(Figure scripts)
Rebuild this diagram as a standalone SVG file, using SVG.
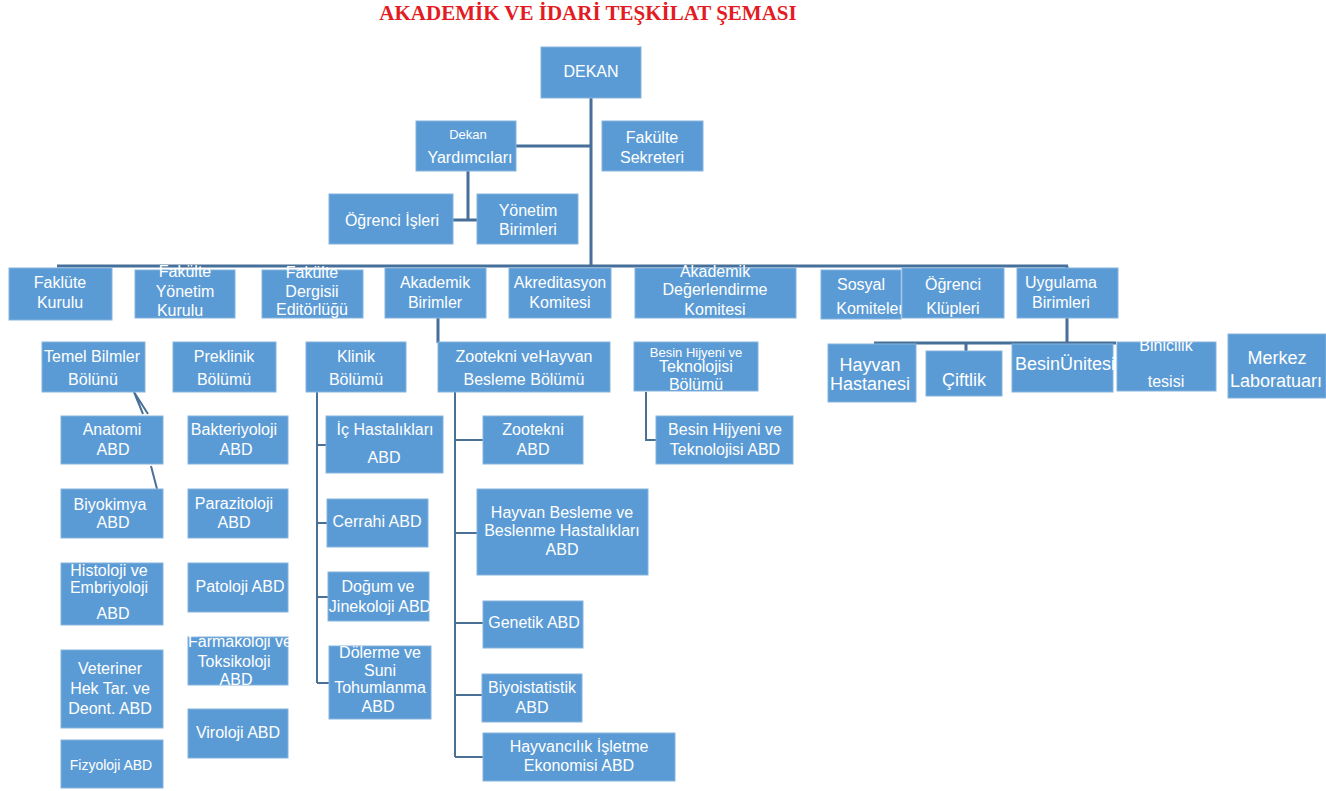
<svg xmlns="http://www.w3.org/2000/svg" width="1326" height="791" viewBox="0 0 1326 791">
<style>
.b{fill:#5B9BD5;stroke:#86B3DE;stroke-width:1}
.t{font-family:"Liberation Sans",Arial,sans-serif;font-size:16px;fill:#FFFFFF;text-anchor:middle}
.s{font-size:13px}
.m{font-size:14px}
.l{font-size:18px}
.c{fill:none;stroke:#46709A;stroke-width:3}
.c2{fill:none;stroke:#4A7096;stroke-width:2}
</style>
<rect width="1326" height="791" fill="#FFFFFF"/>
<text x="588" y="20" font-family="Liberation Serif,'Times New Roman',serif" font-weight="bold" font-size="21" fill="#E31B23" text-anchor="middle">AKADEMİK VE İDARİ TEŞKİLAT ŞEMASI</text>

<g id="connectors">
<path class="c" d="M591,98 V266 M516,146 H591 M468,171 V220 M453,220 H477 M57,266 H1068 M1067,266 V320 M438,318 V343 M874,343 H1116 M1067,318 V343 M966,343 V351"/>
<path class="c2" d="M134,392 L148,414 M134,392 L143,414 M151,466 L157,489"/>
<path class="c2" d="M317,392 V683 M317,445 H326 M317,523 H327 M317,597 H328 M317,683 H329"/>
<path class="c2" d="M455,392 V757 M455,440 H483 M455,533 H477 M455,623 H483 M455,695 H482 M455,757 H483"/>
<path class="c2" d="M646,392 V440 H656"/>
</g>

<g id="dekan"><rect class="b" x="541" y="47" width="100" height="51"/><text class="t" x="591" y="77">DEKAN</text></g>
<g id="dekan-yardimcilari"><rect class="b" x="416" y="121" width="100" height="50"/><text class="t s" x="468" y="139">Dekan</text><text class="t" x="470" y="163">Yardımcıları</text></g>
<g id="fakulte-sekreteri"><rect class="b" x="602" y="121" width="101" height="50"/><text class="t" x="652" y="143">Fakülte</text><text class="t" x="652" y="163">Sekreteri</text></g>
<g id="ogrenci-isleri"><rect class="b" x="329" y="194" width="124" height="50"/><text class="t" x="392" y="226">Öğrenci İşleri</text></g>
<g id="yonetim-birimleri"><rect class="b" x="477" y="194" width="101" height="50"/><text class="t" x="528" y="216">Yönetim</text><text class="t" x="528" y="235">Birimleri</text></g>

<g id="faklute-kurulu"><rect class="b" x="9" y="268" width="103" height="52"/><text class="t" x="60" y="288">Faklüte</text><text class="t" x="60" y="308">Kurulu</text></g>
<g id="fakulte-yonetim-kurulu"><rect class="b" x="135" y="270" width="100" height="48"/><text class="t" x="185" y="277">Fakülte</text><text class="t" x="185" y="297">Yönetim</text><text class="t" x="180" y="316">Kurulu</text></g>
<g id="fakulte-dergisi"><rect class="b" x="262" y="270" width="101" height="48"/><text class="t" x="312" y="278">Fakülte</text><text class="t" x="312" y="297">Dergisii</text><text class="t" x="312" y="315">Editörlüğü</text></g>
<g id="akademik-birimler"><rect class="b" x="385" y="268" width="101" height="50"/><text class="t" x="435" y="288">Akademik</text><text class="t" x="435" y="308">Birimler</text></g>
<g id="akreditasyon"><rect class="b" x="509" y="268" width="102" height="50"/><text class="t" x="560" y="288">Akreditasyon</text><text class="t" x="560" y="308">Komitesi</text></g>
<g id="akademik-degerlendirme"><rect class="b" x="635" y="268" width="161" height="50"/><text class="t" x="715" y="277">Akademik</text><text class="t" x="715" y="295">Değerlendirme</text><text class="t" x="715" y="315">Komitesi</text></g>
<g id="sosyal-komiteler"><rect class="b" x="821" y="270" width="80" height="49"/><text class="t" x="861" y="290">Sosyal</text><text class="t" x="870" y="314">Komiteler</text></g>
<g id="ogrenci-klupleri"><rect class="b" x="902" y="268" width="102" height="50"/><text class="t" x="953" y="290">Öğrenci</text><text class="t" x="953" y="314">Klüpleri</text></g>
<g id="uygulama-birimleri"><rect class="b" x="1017" y="268" width="101" height="50"/><text class="t" x="1061" y="288">Uygulama</text><text class="t" x="1061" y="308">Birimleri</text></g>

<g id="temel-bilimler"><rect class="b" x="42" y="342" width="103" height="50"/><text class="t" x="92" y="362">Temel Bilmler</text><text class="t" x="93" y="385">Bölünü</text></g>
<g id="preklinik"><rect class="b" x="173" y="342" width="103" height="50"/><text class="t" x="224" y="362">Preklinik</text><text class="t" x="224" y="385">Bölümü</text></g>
<g id="klinik"><rect class="b" x="306" y="342" width="100" height="50"/><text class="t" x="356" y="362">Klinik</text><text class="t" x="356" y="385">Bölümü</text></g>
<g id="zootekni-bolumu"><rect class="b" x="438" y="342" width="172" height="50"/><text class="t" x="524" y="362">Zootekni veHayvan</text><text class="t" x="524" y="385">Besleme Bölümü</text></g>
<g id="besin-bolumu"><rect class="b" x="634" y="342" width="124" height="49"/><text class="t s" x="696" y="357">Besin Hijyeni ve</text><text class="t" x="696" y="372">Teknolojisi</text><text class="t" x="696" y="390">Bölümü</text></g>

<g id="hayvan-hastanesi"><rect class="b" x="828" y="344" width="88" height="58"/><text class="t l" x="870" y="371">Hayvan</text><text class="t l" x="870" y="390">Hastanesi</text></g>
<g id="ciftlik"><rect class="b" x="926" y="351" width="76" height="45"/><text class="t l" x="964" y="386">Çiftlik</text></g>
<g id="besin-unitesi"><rect class="b" x="1012" y="344" width="101" height="48"/><text class="t l" x="1065" y="370">BesinÜnitesi</text></g>
<g id="binicilik"><rect class="b" x="1117" y="342" width="99" height="49"/><text class="t" x="1166" y="351">Binicilik</text><text class="t" x="1166" y="387">tesisi</text></g>
<g id="merkez-lab"><rect class="b" x="1228" y="334" width="98" height="64"/><text class="t l" x="1277" y="364">Merkez</text><text class="t l" x="1276" y="387">Laboratuarı</text></g>

<g id="anatomi"><rect class="b" x="61" y="416" width="102" height="48"/><text class="t" x="112" y="435">Anatomi</text><text class="t" x="113" y="455">ABD</text></g>
<g id="biyokimya"><rect class="b" x="61" y="489" width="102" height="49"/><text class="t" x="110" y="510">Biyokimya</text><text class="t" x="113" y="528">ABD</text></g>
<g id="histoloji"><rect class="b" x="61" y="563" width="102" height="62"/><text class="t" x="109" y="576">Histoloji ve</text><text class="t" x="109" y="593">Embriyoloji</text><text class="t" x="113" y="619">ABD</text></g>
<g id="veteriner-hek"><rect class="b" x="61" y="650" width="102" height="78"/><text class="t" x="110" y="674">Veteriner</text><text class="t" x="110" y="694">Hek Tar. ve</text><text class="t" x="110" y="714">Deont. ABD</text></g>
<g id="fizyoloji"><rect class="b" x="61" y="740" width="102" height="48"/><text class="t m" x="111" y="770">Fizyoloji ABD</text></g>

<g id="bakteriyoloji"><rect class="b" x="188" y="416" width="100" height="48"/><text class="t" x="234" y="435">Bakteriyoloji</text><text class="t" x="236" y="455">ABD</text></g>
<g id="parazitoloji"><rect class="b" x="188" y="489" width="100" height="49"/><text class="t" x="234" y="509">Parazitoloji</text><text class="t" x="234" y="528">ABD</text></g>
<g id="patoloji"><rect class="b" x="188" y="563" width="100" height="49"/><text class="t" x="240" y="592">Patoloji ABD</text></g>
<g id="farmakoloji"><rect class="b" x="188" y="637" width="100" height="48"/><text class="t" x="240" y="647">Farmakoloji ve</text><text class="t" x="234" y="667">Toksikoloji</text><text class="t" x="236" y="685">ABD</text></g>
<g id="viroloji"><rect class="b" x="188" y="709" width="100" height="49"/><text class="t" x="238" y="738">Viroloji ABD</text></g>

<g id="ic-hastaliklari"><rect class="b" x="326" y="416" width="117" height="57"/><text class="t" x="385" y="435">İç Hastalıkları</text><text class="t" x="384" y="463">ABD</text></g>
<g id="cerrahi"><rect class="b" x="327" y="499" width="101" height="48"/><text class="t" x="377" y="527">Cerrahi ABD</text></g>
<g id="dogum"><rect class="b" x="328" y="572" width="101" height="49"/><text class="t" x="378" y="592">Doğum ve</text><text class="t" x="380" y="612">Jinekoloji ABD</text></g>
<g id="dolerme"><rect class="b" x="329" y="646" width="102" height="73"/><text class="t" x="380" y="658">Dölerme ve</text><text class="t" x="380" y="676">Suni</text><text class="t" x="380" y="693">Tohumlanma</text><text class="t" x="378" y="712">ABD</text></g>

<g id="zootekni"><rect class="b" x="483" y="416" width="100" height="48"/><text class="t" x="533" y="435">Zootekni</text><text class="t" x="533" y="455">ABD</text></g>
<g id="hayvan-besleme"><rect class="b" x="477" y="489" width="171" height="86"/><text class="t" x="562" y="518">Hayvan Besleme ve</text><text class="t" x="562" y="536">Beslenme Hastalıkları</text><text class="t" x="562" y="555">ABD</text></g>
<g id="genetik"><rect class="b" x="483" y="601" width="100" height="47"/><text class="t" x="534" y="628">Genetik ABD</text></g>
<g id="biyoistatistik"><rect class="b" x="482" y="674" width="100" height="48"/><text class="t" x="532" y="693">Biyoistatistik</text><text class="t" x="532" y="713">ABD</text></g>
<g id="hayvancilik"><rect class="b" x="483" y="733" width="192" height="48"/><text class="t" x="579" y="752">Hayvancılık İşletme</text><text class="t" x="579" y="771">Ekonomisi ABD</text></g>

<g id="besin-abd"><rect class="b" x="656" y="416" width="137" height="48"/><text class="t" x="725" y="435">Besin Hijyeni ve</text><text class="t" x="725" y="455">Teknolojisi ABD</text></g>
</svg>
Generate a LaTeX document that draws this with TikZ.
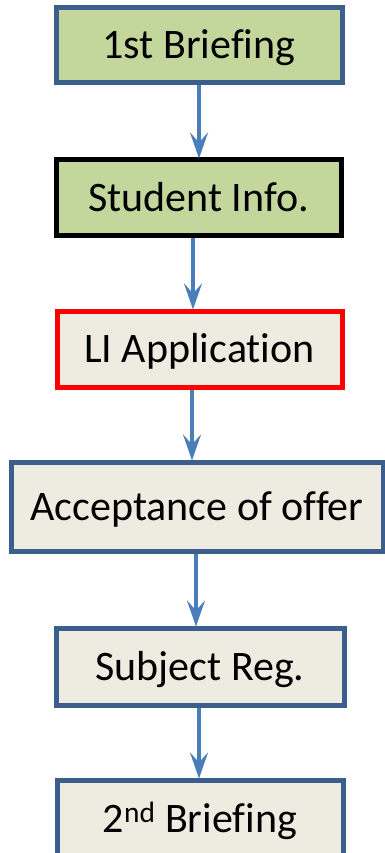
\documentclass[tikz,border=0pt]{standalone}
\usepackage{fontspec}
\setmainfont{Carlito}[Ligatures={NoCommon}]
\usetikzlibrary{arrows.meta}
\definecolor{boxblue}{HTML}{3B5E8C}
\definecolor{arrblue}{HTML}{4A7EBB}
\definecolor{greenfill}{HTML}{C3D69B}
\definecolor{beigefill}{HTML}{EEECE1}
\tikzset{
  stepbox/.style={rectangle, draw=boxblue, line width=5pt, fill=beigefill,
    minimum width=286pt, minimum height=76pt, inner sep=0pt,
    text height=27pt, text depth=0pt,
    font=\fontsize{42}{50}\selectfont},
  greenbox/.style={stepbox, fill=greenfill},
  arr/.style={draw=arrblue, line width=3.2pt,
    -{Stealth[length=26pt, width=18pt, inset=10pt]}, shorten >=-1pt}
}
\begin{document}
\begin{tikzpicture}[x=1pt, y=-1pt]
\useasboundingbox (0,0) rectangle (385,853);
\node[greenbox, minimum height=75pt] (b1) at (199,45.5) {1st Briefing};
\node[greenbox, draw=black, minimum width=285pt, minimum height=75pt] (b2) at (198.5,197.5) {Student Info.};
\node[stepbox, draw=red, minimum width=285pt] (b3) at (199.5,349) {LI Application};
\node[stepbox, minimum width=372pt, minimum height=89pt] (b4) at (197,506.5) {Acceptance of offer};
\node[stepbox, minimum width=288pt, minimum height=77pt] (b5) at (200,666.5) {Subject Reg.};
\node[stepbox, minimum width=286pt, minimum height=77pt] (b6) at (200,818.5) {2\textsuperscript{nd} Briefing};
\draw[arr] (b1.south) -- (b1.south |- b2.north);
\draw[arr] ([xshift=-5.5pt]b2.south) -- ([xshift=-5.5pt]b2.south |- b3.north);
\draw[arr] ([xshift=-7.5pt]b3.south) -- ([xshift=-7.5pt]b3.south |- b4.north);
\draw[arr] ([xshift=-1pt]b4.south) -- ([xshift=-1pt]b4.south |- b5.north);
\draw[arr] ([xshift=-1pt]b5.south) -- ([xshift=-1pt]b5.south |- b6.north);
\end{tikzpicture}
\end{document}
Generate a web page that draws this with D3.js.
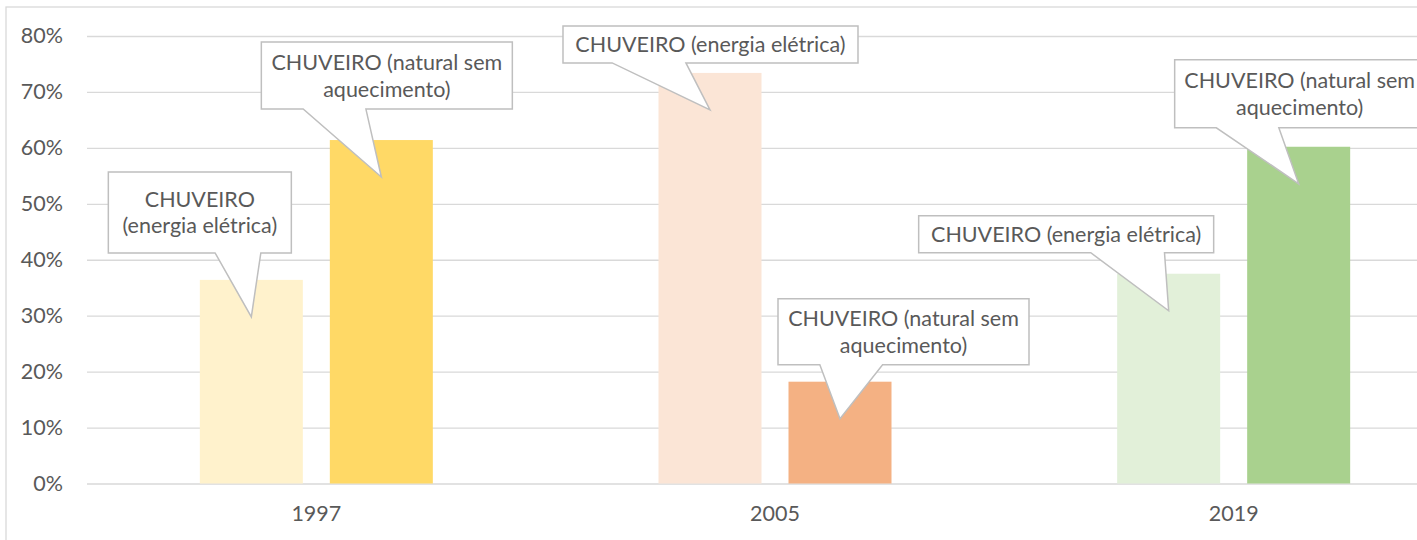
<!DOCTYPE html>
<html>
<head>
<meta charset="utf-8">
<script src="https://cdn.jsdelivr.net/npm/d3@7"></script>
<style>
  body { margin: 0; background: #fff; overflow: hidden; }
  svg { display: block; }
  text { font-family: Lato, "Open Sans", sans-serif; fill: #595959; }
</style>
</head>
<body>
<script>
var years = ['1997', '2005', '2019'];
var seriesNames = ['CHUVEIRO (energia elétrica)', 'CHUVEIRO (natural sem aquecimento)'];
var eletrica = [0.364, 0.734, 0.375];
var natural = [0.614, 0.182, 0.602];
var yTicks = [0, 0.1, 0.2, 0.3, 0.4, 0.5, 0.6, 0.7, 0.8];

// one colour per bar (light / dark shade per year)
var colEletrica = ['#FFF2CC', '#FBE5D6', '#E2F0D9'];
var colNatural = ['#FFD966', '#F4B183', '#A9D18E'];

// label text lines per bar
var linesEletrica = [['CHUVEIRO', '(energia elétrica)'], ['CHUVEIRO (energia elétrica)'], ['CHUVEIRO (energia elétrica)']];
var linesNatural = [['CHUVEIRO (natural sem', 'aquecimento)'], ['CHUVEIRO (natural sem', 'aquecimento)'], ['CHUVEIRO (natural sem', 'aquecimento)']];

// callout box placement relative to the pointer tip: [dx of box centre, dy of box bottom, w, h]
var boxEletrica = [[-51.5, -64, 183, 81], [0.5, -47, 295, 37], [-102.5, -58, 295, 37]];
var boxNatural = [[5.5, -68, 251, 67], [63.5, -54, 251, 66], [1, -56, 250, 68]];

var W = 1417, H = 540;
var FS = 21.5;
var svg = d3.select('body').append('svg').attr('width', W).attr('height', H);

// chart border
svg.append('rect')
    .attr('x', 6).attr('y', 7)
    .attr('width', W + 20).attr('height', H + 20)
    .attr('fill', 'none').attr('stroke', '#D9D9D9').attr('stroke-width', 1.3);

var x = d3.scaleBand().domain(years).range([87, 1463]);
var x1 = d3.scaleBand().domain([0, 1]).range([0, 233]).paddingInner(0.2077);
var y = d3.scaleLinear().domain([0, 0.8]).range([483.5, 36]);

var yAxis = d3.axisLeft(y)
    .tickValues(yTicks)
    .tickFormat(d3.format('.0%'))
    .tickSize(-(1463 - 87))
    .tickPadding(24);

var gy = svg.append('g').attr('transform', 'translate(87,0)').call(yAxis);
gy.select('.domain').remove();
gy.selectAll('.tick line').attr('stroke', '#D9D9D9').attr('stroke-width', 1.3);
gy.selectAll('.tick text').attr('font-size', FS).attr('fill', '#595959')
    .style('font-family', 'Lato, sans-serif');

var xAxis = d3.axisBottom(x).tickSize(0).tickPadding(22);
var gx = svg.append('g').attr('transform', 'translate(0,' + y(0) + ')').call(xAxis);
gx.select('.domain').remove();
gx.selectAll('.tick text').attr('font-size', FS).attr('fill', '#595959')
    .style('font-family', 'Lato, sans-serif');

// flatten bars
var bars = [];
years.forEach(function(yr, i) {
    bars.push({ year: yr, s: 0, v: eletrica[i], color: colEletrica[i], lines: linesEletrica[i], box: boxEletrica[i] });
    bars.push({ year: yr, s: 1, v: natural[i], color: colNatural[i], lines: linesNatural[i], box: boxNatural[i] });
});

function barX(d) { return x(d.year) + (x.bandwidth() - 233) / 2 + x1(d.s); }

svg.selectAll('rect.bar')
    .data(bars)
    .enter().append('rect')
        .attr('class', 'bar')
        .attr('x', barX)
        .attr('y', function(d) { return y(d.v); })
        .attr('width', x1.bandwidth())
        .attr('height', function(d) { return y(0) - y(d.v); })
        .attr('fill', function(d) { return d.color; });

// callouts
var callouts = svg.selectAll('g.callout')
    .data(bars)
    .enter().append('g')
        .attr('class', 'callout');

callouts.each(function(d) {
    var g = d3.select(this);
    var tx = barX(d) + x1.bandwidth() / 2;
    var ty = y(d.v) + 37;
    var cx = tx + d.box[0];
    var y1 = ty + d.box[1];
    var w = d.box[2], h = d.box[3];
    var x0 = cx - w / 2, xr = cx + w / 2, y0 = y1 - h;
    var bl, br;
    if (tx > cx) { bl = x0 + w * 7 / 12; br = x0 + w * 5 / 6; }
    else { bl = x0 + w / 6; br = x0 + w * 5 / 12; }
    var pts = [[x0, y0], [xr, y0], [xr, y1], [br, y1], [tx, ty], [bl, y1], [x0, y1]];
    g.append('path')
        .attr('d', 'M' + pts.join('L') + 'Z')
        .attr('fill', '#fff')
        .attr('stroke', '#BFBFBF')
        .attr('stroke-width', 1.5)
        .attr('stroke-linejoin', 'miter');
    var lh = 26.5;
    var n = d.lines.length;
    var mid = y0 + h / 2;
    g.selectAll('text')
        .data(d.lines)
        .enter().append('text')
            .attr('x', cx)
            .attr('y', function(t, i) { return mid + (i - (n - 1) / 2) * lh; })
            .attr('dy', '0.36em')
            .attr('text-anchor', 'middle')
            .attr('font-size', FS)
            .text(function(t) { return t; });
});
</script>
</body>
</html>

PROMPT.
Some lines of the data may hold the word "that". Say how many do, with nothing else.

REPLY.
2